§ Task prompt:
Return all the data, word for word.

§ Supplied information:
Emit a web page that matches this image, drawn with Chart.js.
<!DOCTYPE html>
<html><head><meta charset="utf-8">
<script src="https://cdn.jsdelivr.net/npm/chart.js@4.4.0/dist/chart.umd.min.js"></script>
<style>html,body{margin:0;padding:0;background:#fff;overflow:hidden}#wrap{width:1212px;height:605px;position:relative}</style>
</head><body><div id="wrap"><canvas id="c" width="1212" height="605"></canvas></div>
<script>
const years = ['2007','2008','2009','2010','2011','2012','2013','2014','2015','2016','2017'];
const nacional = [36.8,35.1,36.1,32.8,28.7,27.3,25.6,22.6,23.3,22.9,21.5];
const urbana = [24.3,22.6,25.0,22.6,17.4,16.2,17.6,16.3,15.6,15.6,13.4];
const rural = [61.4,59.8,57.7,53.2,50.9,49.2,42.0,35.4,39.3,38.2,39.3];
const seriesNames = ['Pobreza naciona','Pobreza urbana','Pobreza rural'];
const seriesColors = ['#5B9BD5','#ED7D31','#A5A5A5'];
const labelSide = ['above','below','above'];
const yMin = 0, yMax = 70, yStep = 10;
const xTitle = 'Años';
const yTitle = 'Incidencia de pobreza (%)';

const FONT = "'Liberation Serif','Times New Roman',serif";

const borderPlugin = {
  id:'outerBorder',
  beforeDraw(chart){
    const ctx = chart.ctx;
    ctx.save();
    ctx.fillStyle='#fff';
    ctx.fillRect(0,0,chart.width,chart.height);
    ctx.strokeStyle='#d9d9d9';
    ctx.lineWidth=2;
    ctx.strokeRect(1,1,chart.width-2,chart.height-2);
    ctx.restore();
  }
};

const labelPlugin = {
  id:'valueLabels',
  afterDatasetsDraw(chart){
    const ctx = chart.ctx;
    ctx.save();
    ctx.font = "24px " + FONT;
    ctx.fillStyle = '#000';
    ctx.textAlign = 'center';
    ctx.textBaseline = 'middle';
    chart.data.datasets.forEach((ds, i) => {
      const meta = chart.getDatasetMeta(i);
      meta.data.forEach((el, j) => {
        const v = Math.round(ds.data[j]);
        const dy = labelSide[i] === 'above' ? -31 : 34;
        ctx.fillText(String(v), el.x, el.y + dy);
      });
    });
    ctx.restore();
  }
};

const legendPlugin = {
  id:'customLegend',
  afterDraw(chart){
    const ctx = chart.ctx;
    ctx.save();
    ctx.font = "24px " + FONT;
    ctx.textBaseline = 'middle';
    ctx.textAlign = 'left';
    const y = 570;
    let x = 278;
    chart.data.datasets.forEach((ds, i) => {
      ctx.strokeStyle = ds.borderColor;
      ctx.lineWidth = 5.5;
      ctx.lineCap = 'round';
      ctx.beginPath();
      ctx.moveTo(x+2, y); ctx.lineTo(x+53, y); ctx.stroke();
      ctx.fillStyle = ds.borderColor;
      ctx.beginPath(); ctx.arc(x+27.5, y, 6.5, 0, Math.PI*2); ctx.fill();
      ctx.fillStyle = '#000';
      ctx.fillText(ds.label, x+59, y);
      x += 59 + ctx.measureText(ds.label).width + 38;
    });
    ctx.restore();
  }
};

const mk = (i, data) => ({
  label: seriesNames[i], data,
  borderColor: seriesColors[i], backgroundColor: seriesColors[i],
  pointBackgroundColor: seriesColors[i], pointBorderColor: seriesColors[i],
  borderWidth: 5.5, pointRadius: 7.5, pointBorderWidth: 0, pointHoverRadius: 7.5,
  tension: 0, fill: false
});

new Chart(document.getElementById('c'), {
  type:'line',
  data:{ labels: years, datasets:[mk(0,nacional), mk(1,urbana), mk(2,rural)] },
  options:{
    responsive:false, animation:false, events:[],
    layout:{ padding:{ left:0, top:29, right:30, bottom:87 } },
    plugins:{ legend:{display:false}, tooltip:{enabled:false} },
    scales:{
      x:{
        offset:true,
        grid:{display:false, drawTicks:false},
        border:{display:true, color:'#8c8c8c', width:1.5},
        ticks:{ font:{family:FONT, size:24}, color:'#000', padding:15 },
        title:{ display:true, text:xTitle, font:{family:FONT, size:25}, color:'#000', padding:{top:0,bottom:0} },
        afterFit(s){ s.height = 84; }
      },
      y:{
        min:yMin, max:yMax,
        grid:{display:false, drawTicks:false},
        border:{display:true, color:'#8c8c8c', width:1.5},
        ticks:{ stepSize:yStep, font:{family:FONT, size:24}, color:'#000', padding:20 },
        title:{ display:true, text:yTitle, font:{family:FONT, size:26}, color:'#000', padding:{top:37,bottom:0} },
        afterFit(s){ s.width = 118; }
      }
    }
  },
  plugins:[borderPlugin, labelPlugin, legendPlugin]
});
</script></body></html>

§ Answer to this exercise:
Emit a web page that matches this image, drawn with Chart.js.
<!DOCTYPE html>
<html><head><meta charset="utf-8">
<script src="https://cdn.jsdelivr.net/npm/chart.js@4.4.0/dist/chart.umd.min.js"></script>
<style>html,body{margin:0;padding:0;background:#fff;overflow:hidden}#wrap{width:1212px;height:605px;position:relative}</style>
</head><body><div id="wrap"><canvas id="c" width="1212" height="605"></canvas></div>
<script>
const years = ['2007','2008','2009','2010','2011','2012','2013','2014','2015','2016','2017'];
const nacional = [36.8,35.1,36.1,32.8,28.7,27.3,25.6,22.6,23.3,22.9,21.5];
const urbana = [24.3,22.6,25.0,22.6,17.4,16.2,17.6,16.3,15.6,15.6,13.4];
const rural = [61.4,59.8,57.7,53.2,50.9,49.2,42.0,35.4,39.3,38.2,39.3];
const seriesNames = ['Pobreza naciona','Pobreza urbana','Pobreza rural'];
const seriesColors = ['#5B9BD5','#ED7D31','#A5A5A5'];
const labelSide = ['above','below','above'];
const yMin = 0, yMax = 70, yStep = 10;
const xTitle = 'Años';
const yTitle = 'Incidencia de pobreza (%)';

const FONT = "'Liberation Serif','Times New Roman',serif";

const borderPlugin = {
  id:'outerBorder',
  beforeDraw(chart){
    const ctx = chart.ctx;
    ctx.save();
    ctx.fillStyle='#fff';
    ctx.fillRect(0,0,chart.width,chart.height);
    ctx.strokeStyle='#d9d9d9';
    ctx.lineWidth=2;
    ctx.strokeRect(1,1,chart.width-2,chart.height-2);
    ctx.restore();
  }
};

const labelPlugin = {
  id:'valueLabels',
  afterDatasetsDraw(chart){
    const ctx = chart.ctx;
    ctx.save();
    ctx.font = "24px " + FONT;
    ctx.fillStyle = '#000';
    ctx.textAlign = 'center';
    ctx.textBaseline = 'middle';
    chart.data.datasets.forEach((ds, i) => {
      const meta = chart.getDatasetMeta(i);
      meta.data.forEach((el, j) => {
        const v = Math.round(ds.data[j]);
        const dy = labelSide[i] === 'above' ? -31 : 34;
        ctx.fillText(String(v), el.x, el.y + dy);
      });
    });
    ctx.restore();
  }
};

const legendPlugin = {
  id:'customLegend',
  afterDraw(chart){
    const ctx = chart.ctx;
    ctx.save();
    ctx.font = "24px " + FONT;
    ctx.textBaseline = 'middle';
    ctx.textAlign = 'left';
    const y = 570;
    let x = 278;
    chart.data.datasets.forEach((ds, i) => {
      ctx.strokeStyle = ds.borderColor;
      ctx.lineWidth = 5.5;
      ctx.lineCap = 'round';
      ctx.beginPath();
      ctx.moveTo(x+2, y); ctx.lineTo(x+53, y); ctx.stroke();
      ctx.fillStyle = ds.borderColor;
      ctx.beginPath(); ctx.arc(x+27.5, y, 6.5, 0, Math.PI*2); ctx.fill();
      ctx.fillStyle = '#000';
      ctx.fillText(ds.label, x+59, y);
      x += 59 + ctx.measureText(ds.label).width + 38;
    });
    ctx.restore();
  }
};

const mk = (i, data) => ({
  label: seriesNames[i], data,
  borderColor: seriesColors[i], backgroundColor: seriesColors[i],
  pointBackgroundColor: seriesColors[i], pointBorderColor: seriesColors[i],
  borderWidth: 5.5, pointRadius: 7.5, pointBorderWidth: 0, pointHoverRadius: 7.5,
  tension: 0, fill: false
});

new Chart(document.getElementById('c'), {
  type:'line',
  data:{ labels: years, datasets:[mk(0,nacional), mk(1,urbana), mk(2,rural)] },
  options:{
    responsive:false, animation:false, events:[],
    layout:{ padding:{ left:0, top:29, right:30, bottom:87 } },
    plugins:{ legend:{display:false}, tooltip:{enabled:false} },
    scales:{
      x:{
        offset:true,
        grid:{display:false, drawTicks:false},
        border:{display:true, color:'#8c8c8c', width:1.5},
        ticks:{ font:{family:FONT, size:24}, color:'#000', padding:15 },
        title:{ display:true, text:xTitle, font:{family:FONT, size:25}, color:'#000', padding:{top:0,bottom:0} },
        afterFit(s){ s.height = 84; }
      },
      y:{
        min:yMin, max:yMax,
        grid:{display:false, drawTicks:false},
        border:{display:true, color:'#8c8c8c', width:1.5},
        ticks:{ stepSize:yStep, font:{family:FONT, size:24}, color:'#000', padding:20 },
        title:{ display:true, text:yTitle, font:{family:FONT, size:26}, color:'#000', padding:{top:37,bottom:0} },
        afterFit(s){ s.width = 118; }
      }
    }
  },
  plugins:[borderPlugin, labelPlugin, legendPlugin]
});
</script></body></html>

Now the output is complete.